The imperialists and the Taliban are both based on finance capital; hence they are two sides of the same coin. The menace of fundamentalism can only be defeated and smashed when its base, finance capital is destroyed. This system has to be overthrown. It is the task of the youth and the toilers of Afghanistan to rid the country of terrorism, obscurantism, and imperial domination.
Shallow gestures about democracy and human rights under the crushing domination of capital will not end the extreme poverty. Misery, alienation and deprivation that stalk Afghanistan can only be removed through a socialist revolution.
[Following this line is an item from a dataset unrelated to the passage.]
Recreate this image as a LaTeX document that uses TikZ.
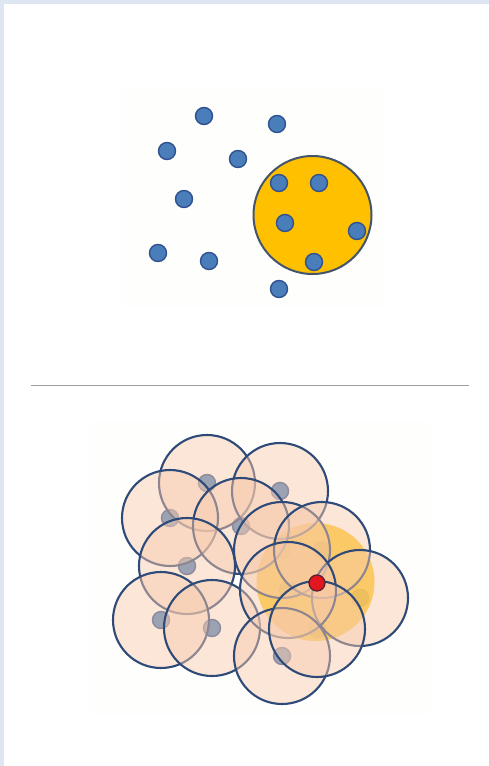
\documentclass[tikz,border=0pt]{standalone}
\usepackage{tikz}
\definecolor{frameblue}{HTML}{DDE6F2}
\definecolor{dotblue}{HTML}{4A7EBB}
\definecolor{dotedge}{HTML}{2F528F}
\definecolor{amber}{HTML}{FFC000}
\definecolor{ringblue}{HTML}{2E4A78}
\definecolor{bigedge}{HTML}{44546A}
\definecolor{peach}{HTML}{F8CBAD}
\definecolor{redpt}{HTML}{E3161F}
\definecolor{sepgray}{HTML}{A0A0A0}
\definecolor{photobg}{HTML}{FEFEFD}
\tikzset{
  dotnode/.style={circle, fill=dotblue, draw=dotedge, line width=1.4pt, minimum size=17pt, inner sep=0pt},
  ring/.style={fill=peach, fill opacity=0.47, draw=ringblue, draw opacity=1, line width=2.1pt},
}
\begin{document}
\begin{tikzpicture}[x=1pt,y=-1pt]
\useasboundingbox (0,0) rectangle (489,766);
\fill[white] (0,0) rectangle (489,766);
\fill[frameblue] (0,0) rectangle (489,4);
\fill[frameblue] (0,0) rectangle (4,766);
% photo backgrounds
\fill[photobg] (121,90) rectangle (386,307);
\fill[photobg] (90,420) rectangle (430,716);
% separator
\draw[sepgray, line width=1pt] (31,385) -- (469,385);

% ---- top panel ----
\node[circle, fill=amber, draw=bigedge, line width=2pt, minimum size=118pt, inner sep=0pt] (big) at (312.5,215) {};
\foreach \n/\x/\y in {a/204/116, b/277/124, c/167/151, d/238/159, e/184/199, f/279/183, g/319/183, h/285/223, i/357/231, j/158/253, k/209/261, l/314/262, m/279/289}
  \node[dotnode] (t\n) at (\x,\y) {};

% ---- bottom panel ----
\begin{scope}[shift={(3,367)}]
\foreach \n/\x/\y in {a/204/116, b/277/124, c/167/151, d/238/159, e/184/199, f/279/183, g/319/183, h/285/223, i/357/231, j/158/253, k/209/261, l/314/262, m/279/289}
  \node[dotnode] (b\n) at (\x,\y) {};
\fill[amber, opacity=0.85] (312.5,215) circle (59);
\foreach \x/\y in {204/116, 277/124, 167/151, 238/159, 184/199, 158/253, 209/261, 279/183, 319/183, 357/231, 285/223, 279/289, 314/262}
  \draw[ring] (\x,\y) circle (48);
\node[circle, fill=redpt, draw=ringblue!60!red!70!black, line width=1.3pt, minimum size=16pt, inner sep=0pt] (red) at (314,216) {};
\end{scope}
\end{tikzpicture}
\end{document}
The Durand Line imposed by the British imperialists in 1893 is an artificial divide of a people who have the same language and culture. Hence the events in Afghanistan will reverberate and have an impact in Pakistan, especially among its Pushtoon population. There cannot be two separate revolutions. The 1978 revolution, in spite of its weaknesses and blatant mistakes of its leaders, at least overthrew capitalism and landlordism. If it could happen then, now such a revolution with its leadership learning from the past mistakes, expropriating the foreign and domestic capital and based on Marxist internationalism, could transform this tragic land into a beacon of hope for the oppressed masses of South Asia, the Middle East and far beyond.